# relative MIP gap tolerance

Sets a relative tolerance on the gap between the best integer objective and the objective of the best node remaining.

## Purpose

Relative MIP gap tolerance

API | Parameter Name | Name prior to V12.6.0 |
---|---|---|

C | CPXPARAM_MIP_Tolerances_MIPGap | CPX_PARAM_EPGAP |

C++ | IloCplex::Param::MIP::Tolerances::MIPGap | EpGap (double) |

Java | IloCplex.Param.MIP.Tolerances.MIPGap | EpGap (double) |

.NET | Cplex.Param.MIP.Tolerances.MIPGap | EpGap (double) |

OPL | epgap | |

Python | parameters.mip.tolerances.mipgap | mip.tolerances.mipgap |

MATLAB | Cplex.Param.mip.tolerances.mipgap | mip.tolerances.mipgap |

Interactive | mip tolerances mipgap | mip tolerances mipgap |

Identifier | 2009 | 2009 |

## Description

When the value

`|bestbound-bestinteger|/(1e-10+|bestinteger|) `

falls below the value of this parameter, the mixed integer optimization is stopped.
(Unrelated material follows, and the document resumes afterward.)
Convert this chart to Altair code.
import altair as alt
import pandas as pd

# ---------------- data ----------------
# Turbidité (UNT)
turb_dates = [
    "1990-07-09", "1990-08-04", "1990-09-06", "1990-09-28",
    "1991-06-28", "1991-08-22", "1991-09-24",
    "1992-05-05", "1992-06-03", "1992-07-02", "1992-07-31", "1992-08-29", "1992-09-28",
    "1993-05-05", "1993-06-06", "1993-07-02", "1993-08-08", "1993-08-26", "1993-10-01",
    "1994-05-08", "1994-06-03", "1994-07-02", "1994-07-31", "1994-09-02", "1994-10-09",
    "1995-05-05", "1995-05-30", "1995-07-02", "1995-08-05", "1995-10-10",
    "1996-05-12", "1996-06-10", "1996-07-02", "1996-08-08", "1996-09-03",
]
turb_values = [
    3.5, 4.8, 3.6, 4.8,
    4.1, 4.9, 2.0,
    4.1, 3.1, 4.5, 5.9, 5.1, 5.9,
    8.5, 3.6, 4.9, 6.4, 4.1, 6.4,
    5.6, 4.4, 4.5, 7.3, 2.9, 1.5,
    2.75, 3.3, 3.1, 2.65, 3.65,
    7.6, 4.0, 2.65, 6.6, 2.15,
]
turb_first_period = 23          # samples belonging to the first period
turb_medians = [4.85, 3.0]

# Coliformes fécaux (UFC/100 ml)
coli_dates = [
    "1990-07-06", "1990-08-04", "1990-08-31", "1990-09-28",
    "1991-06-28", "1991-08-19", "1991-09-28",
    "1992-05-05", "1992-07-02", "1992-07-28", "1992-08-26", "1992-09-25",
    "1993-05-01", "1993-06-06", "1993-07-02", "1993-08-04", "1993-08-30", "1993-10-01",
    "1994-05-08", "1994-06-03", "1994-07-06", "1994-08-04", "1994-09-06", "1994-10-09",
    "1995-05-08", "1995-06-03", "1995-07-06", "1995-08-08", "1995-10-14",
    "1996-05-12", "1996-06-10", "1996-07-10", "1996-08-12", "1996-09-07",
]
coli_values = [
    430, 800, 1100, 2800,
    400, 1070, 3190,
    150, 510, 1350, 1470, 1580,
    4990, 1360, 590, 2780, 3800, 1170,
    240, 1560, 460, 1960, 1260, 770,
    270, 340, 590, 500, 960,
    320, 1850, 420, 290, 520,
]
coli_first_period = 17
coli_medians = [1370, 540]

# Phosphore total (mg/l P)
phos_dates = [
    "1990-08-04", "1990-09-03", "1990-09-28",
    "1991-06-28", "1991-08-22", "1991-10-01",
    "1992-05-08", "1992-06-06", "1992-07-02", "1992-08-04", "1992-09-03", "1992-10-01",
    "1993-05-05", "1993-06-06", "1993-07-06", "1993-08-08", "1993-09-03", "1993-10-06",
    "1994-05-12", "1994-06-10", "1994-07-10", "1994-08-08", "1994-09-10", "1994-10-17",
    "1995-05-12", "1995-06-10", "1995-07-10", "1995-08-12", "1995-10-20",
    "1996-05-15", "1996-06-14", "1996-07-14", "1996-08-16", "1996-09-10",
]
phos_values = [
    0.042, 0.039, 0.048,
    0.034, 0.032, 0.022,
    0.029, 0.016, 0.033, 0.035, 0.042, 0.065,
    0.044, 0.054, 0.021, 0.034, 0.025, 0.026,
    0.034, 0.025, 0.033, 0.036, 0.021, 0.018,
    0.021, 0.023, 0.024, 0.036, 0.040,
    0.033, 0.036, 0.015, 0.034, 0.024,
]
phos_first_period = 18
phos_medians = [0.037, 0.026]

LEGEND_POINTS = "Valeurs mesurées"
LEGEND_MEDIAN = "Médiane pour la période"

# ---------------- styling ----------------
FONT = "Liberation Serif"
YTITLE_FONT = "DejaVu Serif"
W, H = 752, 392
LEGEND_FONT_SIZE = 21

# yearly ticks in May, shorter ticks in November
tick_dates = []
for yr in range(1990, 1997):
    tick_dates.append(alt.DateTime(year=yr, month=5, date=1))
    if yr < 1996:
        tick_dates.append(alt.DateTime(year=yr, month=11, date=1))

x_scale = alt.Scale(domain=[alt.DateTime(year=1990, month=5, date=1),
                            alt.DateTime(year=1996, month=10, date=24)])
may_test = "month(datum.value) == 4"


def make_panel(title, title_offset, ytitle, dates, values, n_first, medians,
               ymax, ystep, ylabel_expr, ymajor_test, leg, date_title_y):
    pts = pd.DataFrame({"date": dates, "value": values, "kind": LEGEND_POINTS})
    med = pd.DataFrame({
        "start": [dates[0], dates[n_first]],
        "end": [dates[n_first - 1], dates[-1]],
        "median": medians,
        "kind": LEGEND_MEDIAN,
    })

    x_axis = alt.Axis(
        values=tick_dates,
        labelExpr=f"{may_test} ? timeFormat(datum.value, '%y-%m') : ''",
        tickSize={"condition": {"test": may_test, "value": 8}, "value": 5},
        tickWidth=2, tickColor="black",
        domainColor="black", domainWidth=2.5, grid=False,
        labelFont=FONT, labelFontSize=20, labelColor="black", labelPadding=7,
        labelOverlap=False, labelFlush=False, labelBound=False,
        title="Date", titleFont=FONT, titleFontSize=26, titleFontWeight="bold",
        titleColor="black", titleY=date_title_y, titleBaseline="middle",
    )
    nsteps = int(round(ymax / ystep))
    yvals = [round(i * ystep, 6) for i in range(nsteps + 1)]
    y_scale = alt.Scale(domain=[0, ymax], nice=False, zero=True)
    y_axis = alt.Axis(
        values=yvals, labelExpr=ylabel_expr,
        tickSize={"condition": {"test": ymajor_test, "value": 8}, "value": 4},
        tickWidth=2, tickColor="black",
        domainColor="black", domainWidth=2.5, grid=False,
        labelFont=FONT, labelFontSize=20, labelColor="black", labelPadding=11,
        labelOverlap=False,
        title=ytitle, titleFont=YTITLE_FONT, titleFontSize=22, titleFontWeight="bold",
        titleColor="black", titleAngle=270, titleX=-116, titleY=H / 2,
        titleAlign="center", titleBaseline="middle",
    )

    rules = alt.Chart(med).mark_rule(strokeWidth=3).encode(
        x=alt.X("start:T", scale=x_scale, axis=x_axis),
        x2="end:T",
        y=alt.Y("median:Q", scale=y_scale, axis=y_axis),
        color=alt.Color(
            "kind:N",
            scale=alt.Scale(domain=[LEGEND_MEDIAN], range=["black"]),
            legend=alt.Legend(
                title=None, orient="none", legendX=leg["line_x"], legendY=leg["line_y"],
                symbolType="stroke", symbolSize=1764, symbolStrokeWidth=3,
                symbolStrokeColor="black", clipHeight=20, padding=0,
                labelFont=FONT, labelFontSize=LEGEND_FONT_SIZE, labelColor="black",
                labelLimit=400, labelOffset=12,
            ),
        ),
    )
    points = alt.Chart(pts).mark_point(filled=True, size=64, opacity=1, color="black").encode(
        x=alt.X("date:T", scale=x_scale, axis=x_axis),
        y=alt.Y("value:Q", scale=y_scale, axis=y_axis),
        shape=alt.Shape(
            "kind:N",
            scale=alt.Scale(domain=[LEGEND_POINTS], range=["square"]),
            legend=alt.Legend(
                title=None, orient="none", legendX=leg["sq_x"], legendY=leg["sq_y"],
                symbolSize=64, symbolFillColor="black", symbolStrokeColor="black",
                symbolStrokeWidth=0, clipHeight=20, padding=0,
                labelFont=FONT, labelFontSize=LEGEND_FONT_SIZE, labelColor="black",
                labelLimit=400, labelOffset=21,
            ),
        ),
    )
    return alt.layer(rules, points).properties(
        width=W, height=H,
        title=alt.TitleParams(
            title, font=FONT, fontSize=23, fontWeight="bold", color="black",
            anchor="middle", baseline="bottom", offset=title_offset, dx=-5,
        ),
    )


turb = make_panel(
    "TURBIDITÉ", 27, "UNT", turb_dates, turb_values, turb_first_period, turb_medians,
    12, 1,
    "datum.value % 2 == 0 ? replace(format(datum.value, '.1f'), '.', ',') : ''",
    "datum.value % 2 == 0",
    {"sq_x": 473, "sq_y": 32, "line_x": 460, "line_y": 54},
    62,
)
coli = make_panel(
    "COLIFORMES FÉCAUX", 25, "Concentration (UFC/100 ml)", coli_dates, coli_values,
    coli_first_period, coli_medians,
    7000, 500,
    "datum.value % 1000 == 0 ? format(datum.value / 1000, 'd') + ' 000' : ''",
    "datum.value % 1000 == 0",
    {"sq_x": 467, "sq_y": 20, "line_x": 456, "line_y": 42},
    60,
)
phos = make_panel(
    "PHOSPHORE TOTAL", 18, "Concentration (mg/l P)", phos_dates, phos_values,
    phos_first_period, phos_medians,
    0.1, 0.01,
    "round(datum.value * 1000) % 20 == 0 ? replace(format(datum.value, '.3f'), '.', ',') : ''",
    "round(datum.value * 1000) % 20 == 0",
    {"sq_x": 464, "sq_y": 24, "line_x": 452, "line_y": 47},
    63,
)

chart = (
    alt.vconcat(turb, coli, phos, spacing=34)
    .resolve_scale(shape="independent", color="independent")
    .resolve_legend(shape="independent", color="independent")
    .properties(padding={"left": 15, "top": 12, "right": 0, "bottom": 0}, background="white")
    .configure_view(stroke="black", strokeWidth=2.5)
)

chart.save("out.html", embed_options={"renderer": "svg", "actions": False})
For example, to instruct CPLEX to stop as soon as it has found a feasible integer solution proved to be within five percent of optimal, set the relative MIP gap tolerance to 0.05.

Given the above value (or any other suitable metric) used to assess the relative gap, a few situations require careful assessment of whether this metric is the most suitable one for controlling when to terminate the MIP optimization. First, for a MIP where the best node and best integer value have opposing signs, the gap may not move monotonically. Once the signs of these two values are the same, monotonicity of the gap will occur. With opposing signs, consider adding a constant term to the objective so that the best bound value starts at zero and always has the same sign as the best integer. However, keep in mind that, more generally, adding large constant terms to the objective can alter the point in the mixed integer optimization at which the relative MIP gap is satisfied. In such cases, the absolute MIP gap or other termination criteria may be more useful.

Values

Any number
from 0.0 to 1.0; **default**: 1e-04.